Interesting Etypes/PTypes we want

Integers

  • Variable-bit-sized, e.g. int2, int4, int8, etc.
  • Variable sized with delta (for values with small dynamic range)
  • Jeff Dean / Daniel Lemire integer encoding (https://arxiv.org/abs/1709.08990)

Floats

  • Store as integer with a divisor (BGEN!)

Call

  • 2-bit diploid unphased call

String

  • Length + pointer (allows O(1) slicing)
  • Factor type (store as int, look up in array of possible values)

Struct/Tuple

  • Struct by reference
  • InsertFieldsPStruct
  • SelectFieldsPStruct

Array

  • Fixed-length

Locus

Dict

  • Sorted
  • Hash

Set

  • Sorted
  • Hash

misc

  • Array[Struct] => Struct{arrays…} !!!
  • union types to support if, makearray, etc
  • Lazily-decoded values (e.g. BGEN genotypes)
  • bit sets

Feel free to add!

These are great!

Some ideas:

  • An array range ptype.
  • Filtered array: store pointer to original array a + array of indices x to keep, so filter(a)[i] becomes a[x[i]] where x is the indices array.
  • Arrays that cannot be indexed: we can choose this when we see an array isn’t indexed and it doesn’t escape. This is a case where infer ptypes can do something clever with analysis. For example, sparse arrays (length + array of values + array of indices). Are there other cases where specializing existing types leads to simplifications? I’m not sure.
  • I want values that are serialized: values into these will be a pointer plus a base pointer, and pointers will be stored as offsets (with respect to the base pointer).
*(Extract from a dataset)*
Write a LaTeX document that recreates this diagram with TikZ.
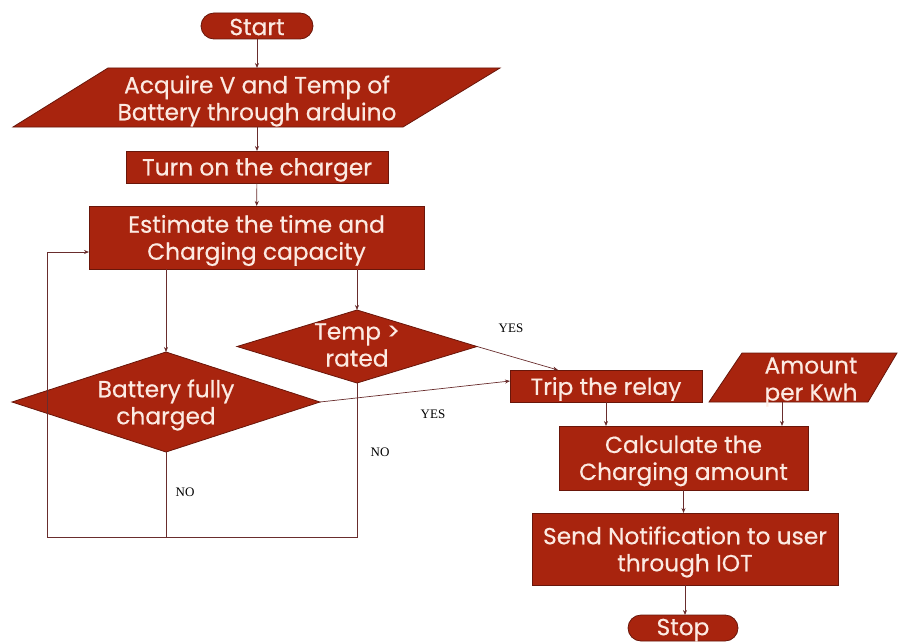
\documentclass[tikz,border=0pt]{standalone}
\usepackage{fontspec}
\setmainfont{Poppins}
\newfontfamily\boxfont[FakeBold=0.4]{Poppins}
\newfontfamily\lblfont{Liberation Serif}
\usetikzlibrary{shapes.geometric,arrows.meta}
\definecolor{boxred}{RGB}{168,36,14}
\definecolor{boxedge}{RGB}{105,22,10}
\definecolor{txtw}{RGB}{252,234,226}
\definecolor{linec}{RGB}{105,45,45}
\begin{document}
\begin{tikzpicture}[x=1pt,y=-1pt,
  shp/.style={draw=boxedge, fill=boxred, line width=0.8pt, inner sep=0pt, outer sep=0pt},
  rbox/.style={shp, rectangle},
  pill/.style={shp, rectangle, rounded corners=13pt},
  dia/.style={shp, diamond},
  txt/.style={text=txtw, align=center, inner sep=0pt, yshift=-3pt, font=\boxfont\fontsize{23.3}{27}\selectfont},
  lbl/.style={font=\lblfont\fontsize{13}{15}\selectfont, inner sep=0pt},
  conn/.style={draw=linec, line width=0.7pt},
  arr/.style={conn, -{Stealth[length=5pt,width=4pt]}}
]
\useasboundingbox (0,0) rectangle (899,642);

% parallelograms
\path[shp] (13,127) -- (108,68) -- (500,68) -- (403,127) -- cycle;
\path[shp] (709,402) -- (742,353) -- (897,353) -- (868,402) -- cycle;
\coordinate (acqtop) at (257,68);
\coordinate (acqbot) at (257,127);
\coordinate (amtbot) at (782,402);

% shapes
\node[pill, minimum width=112, minimum height=26] (start) at (257,26) {};
\node[rbox, minimum width=262, minimum height=32] (turn) at (257,167) {};
\node[rbox, minimum width=335, minimum height=63] (est) at (256.5,237.5) {};
\node[dia, minimum width=240, minimum height=73] (temp) at (357,346.5) {};
\node[dia, minimum width=308, minimum height=100] (bat) at (166,402) {};
\node[rbox, minimum width=192, minimum height=32] (trip) at (606,386) {};
\node[rbox, minimum width=249, minimum height=64] (calc) at (683.5,458) {};
\node[rbox, minimum width=306, minimum height=72] (send) at (685,549) {};
\node[pill, minimum width=110, minimum height=26] (stop) at (683,628) {};

% texts
\node[txt, yshift=2pt] (startT) at (start) {Start};
\node[txt] (acqT) at (257,98) {Acquire V and Temp of\\Battery through arduino};
\node[txt] (turnT) at (turn) {Turn on the charger};
\node[txt] (estT) at (est) {Estimate the time and\\Charging capacity};
\node[txt] (tempT) at (357,342) {Temp >\\rated};
\node[txt] (batT) at (166,402) {Battery fully\\charged};
\node[txt] (tripT) at (trip) {Trip the relay};
\node[txt] (amtT) at (811,379) {Amount\\per Kwh};
\node[txt] (calcT) at (calc) {Calculate the\\Charging amount};
\node[txt] (sendT) at (send) {Send Notification to user\\through IOT};
\node[txt, yshift=1pt] (stopT) at (stop) {Stop};

% labels
\node[lbl] (yes1) at (511,328) {YES};
\node[lbl] (yes2) at (433,414) {YES};
\node[lbl] (no1) at (380,452) {NO};
\node[lbl] (no2) at (185,492) {NO};

% connectors
\coordinate (lb) at (47,537);
\coordinate (lt) at (47,252);
\draw[arr] (start) -- (acqtop);
\draw[arr] (acqbot) -- (turn);
\draw[arr] (turn) -- (est);
\draw[arr] (est.south -| bat.north) -- (bat.north);
\draw[arr] (est.south -| temp.north) -- (temp.north);
\draw[arr] (temp.east) -- ([xshift=-48pt]trip.north);
\draw[arr] (bat.east) -- ([yshift=5pt]trip.west);
\draw[conn] (bat.south) -- (bat.south |- lb);
\draw[conn] (temp.south) -- (temp.south |- lb) -- (lb) -- (lt);
\draw[arr] (lt) -- (lt -| est.west);
\draw[arr] (trip.south) -- (trip.south |- calc.north);
\draw[arr] (amtbot) -- (amtbot |- calc.north);
\draw[arr] (calc.south) -- (calc.south |- send.north);
\draw[arr] (send.south) -- (send.south |- stop.north);
\end{tikzpicture}
\end{document}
If we’re going to serialize something, we should push down “serializability” into the ptypes.

Some comments:

Store as integer with a divisor (BGEN!)

A BGEN ptype! We should have something that works directly against the decoded BGEN representation. Same from PLINK, but that’s just int2.

Length + pointer (allows O(1) slicing)

This will be a nice performance experiment, but I think maybe we should use length + pointer for strings and arrays everywhere.

Struct by reference

This is a special case of parameterized “pointer to some other ptype”.